Here are some of the key findings of their report about Superstorm Sandy.

>>>>Toms River, New Jersey, resident Rich Wieland lost power for sixteen days. He had no contact with the Red Cross until two months after Sandy hit.

>>>>Rich Sturiale lost the basement and the first floor of his Far Rockaways, New York home to Sandy. He said that the Red Cross didn’t show up until two weeks after the storm. By contrast, volunteers from Mormon and Amish nonprofits were in Far Rockaways three days after the storm hit.

>>>>Richard Rieckenberg, a Navy veteran who volunteered for the Red Cross after Hurricane Katrina, charged that as many as fifteen of the Red Cross’s emergency response vehicles were used for public relations purposes, including as props for an event Red Cross CEO Gail McGovern held in Staten Island. An anonymous source charged that one of these vehicles spent five hours shooting a video in which supermodel Heidi Klum unloaded supplies.

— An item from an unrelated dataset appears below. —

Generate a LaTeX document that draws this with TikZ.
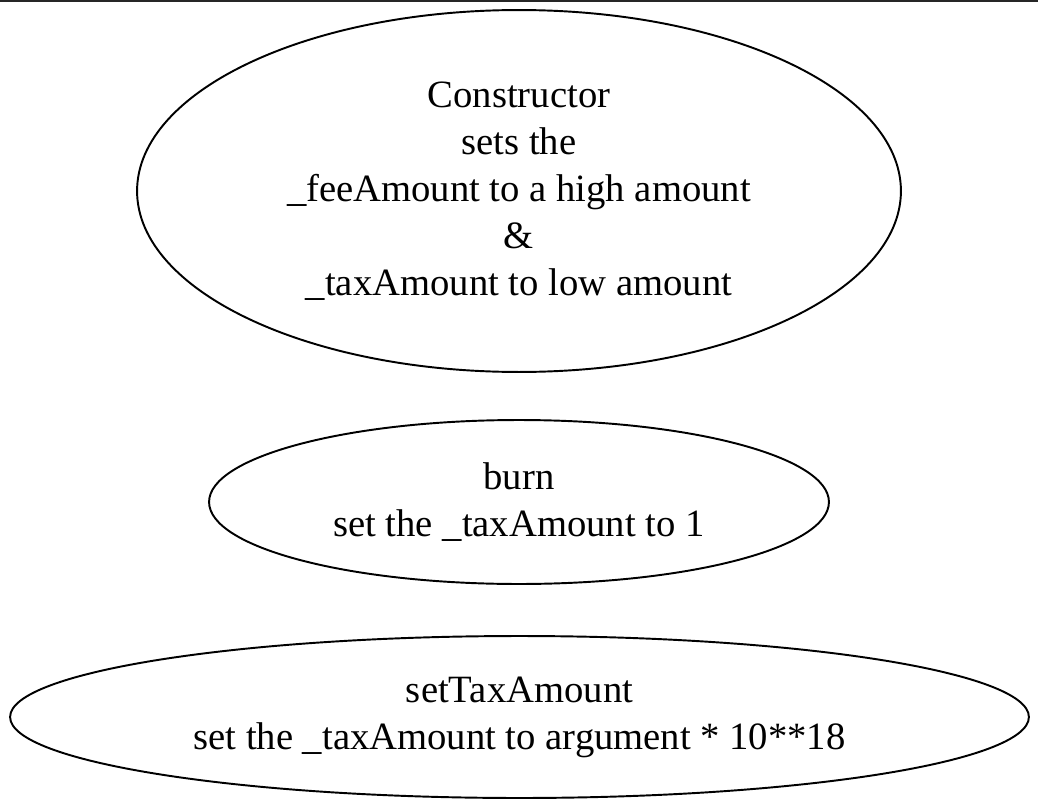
\documentclass[tikz,border=0pt]{standalone}
\usepackage{fontspec}
\setmainfont{Liberation Serif}
\usetikzlibrary{shapes.geometric}

\begin{document}
\begin{tikzpicture}[x=0.02cm, y=-0.02cm,
        func/.style={ellipse, draw, line width=1.1pt, inner sep=0pt, align=center,
            font=\fontsize{22}{26.7}\selectfont}]
        \useasboundingbox (0, 0) rectangle (1038, 808);
        \draw[line width=1.1pt, black!85] (0, 1) -- (1038, 1);

        % Nodes
        \node (ctor) [func, minimum width=15.28cm, minimum height=7.24cm] at (519, 191)
            {Constructor\\ sets the\\\_feeAmount to a high amount\\\&\\\_taxAmount to low amount};
        \node (burn) [func, minimum width=12.4cm, minimum height=3.28cm] at (519, 502)
            {burn\\set the \_taxAmount to 1};
        \node (settax) [func, minimum width=20.38cm, minimum height=3.24cm] at (519.5, 717)
            {setTaxAmount\\set the \_taxAmount to argument * 10**18};
    \end{tikzpicture}
\end{document}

>>>>Officials in Bergen County, New Jersey, activated their Emergency Operations Center shortly after Superstorm Sandy began. One of the seats at the center was reserved for a Red Cross representative. No one from the charity ever showed up, so police and fire officials in that county could not easily contact the Red Cross.

>>>>Many of the volunteers who came to New York were seniors in their sixties and seventies who were expected to perform punishing physical duties, such as climbing up seventeen flights of stairs to deliver food.

The Red Cross did prepare hundreds of thousands of meals, but had little or no sense of where hungry people were or what their needs were. In one notorious incident, Red Cross representatives delivered pork-laden meals to a Jewish retirement facility. One caterer delivered 70,000 Danishes—at $7 per Danish—to the Red Cross, but to poor logistics, 35,000 of these Danishes had to be thrown away, wasting nearly $250,000.

Since their major story in October, Justin Elliott has produced one follow-up piece describing an internal survey of over 14,000 Red Cross employees conducted this year by IBM. Only 39 percent of those surveyed agreed with the statement “I trust the senior leadership of the American Red Cross.” Just 42 percent agreed with the statement “My ideas and suggestions count.” And while 61 percent agreed that “the American Red Cross shows a commitment to ethical business decisions and conduct,” as Elliott notes, this means that nearly 40 percent of those who took the survey believed that their employer was not committed to ethical business decisions.

The Red Cross is an organization most reporters take for granted, but the investigations ProPublica and NPR have undertaken should have been done years ago. I’m sure they’ve only encountered a portion of the problems the Red Cross faces. I look forward to further installments of their investigation.